Aimee Ts'ao: "In this country, the touring has virtually stopped. It’s unfortunate because people and dancers don’t have that “food” and you need it to grow as an artist."

Wheeldon: "Yes, the dancers in SFB are very good about that [getting out to see things]. The dancers in New York tend to get a bit lazy because it’s all there and suddenly you wonder, why aren’t they out seeing all these wonderful companies. Like Nederlands Dans Theater. Unfortunately they had only two shows in New York because it is so expensive to be there. There were so few dancers at their shows. Perhaps because of where I was sitting I couldn’t see, but I felt that because there were only two shows, I should have seen half of American Ballet Theatre and half of New York City Ballet there."

And for SF Ballet fans, there was this exchange too:

Aimee Ts'ao: "Just a month ago when SFB was dancing Within the Golden Hour I just couldn’t believe what was happening on stage.
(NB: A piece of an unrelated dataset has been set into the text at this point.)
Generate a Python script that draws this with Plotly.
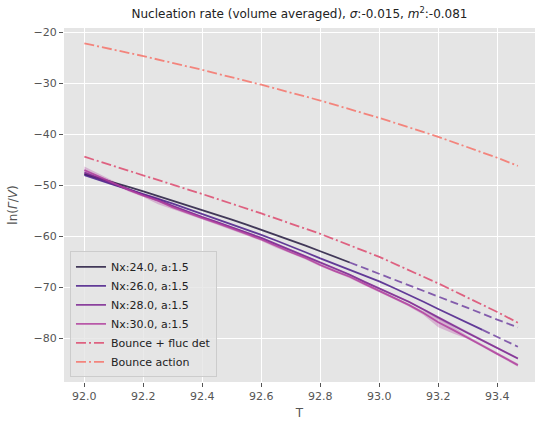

Somehow all the dancers had risen together and whatever they were doing was like magic."

Wheeldon: "It’s so beautiful when that happens; it’s so special. It doesn’t happen that often, but it happens more often with this company than with any other company I’ve worked with. There’s a magic about this company. Even in work that isn’t so interesting. I guess they just work so well together, they understand each other. They have a collective energy about them and I’m so impressed. They get on with the work. Not to be down on any of the other companies that I work with because I love them all with their various quirks, but this company has a way of getting on with the job with less fuss, so they have more energy to find those connections on stage. It’s impressive. And saying that, I have to get on now and go rehearse with them!"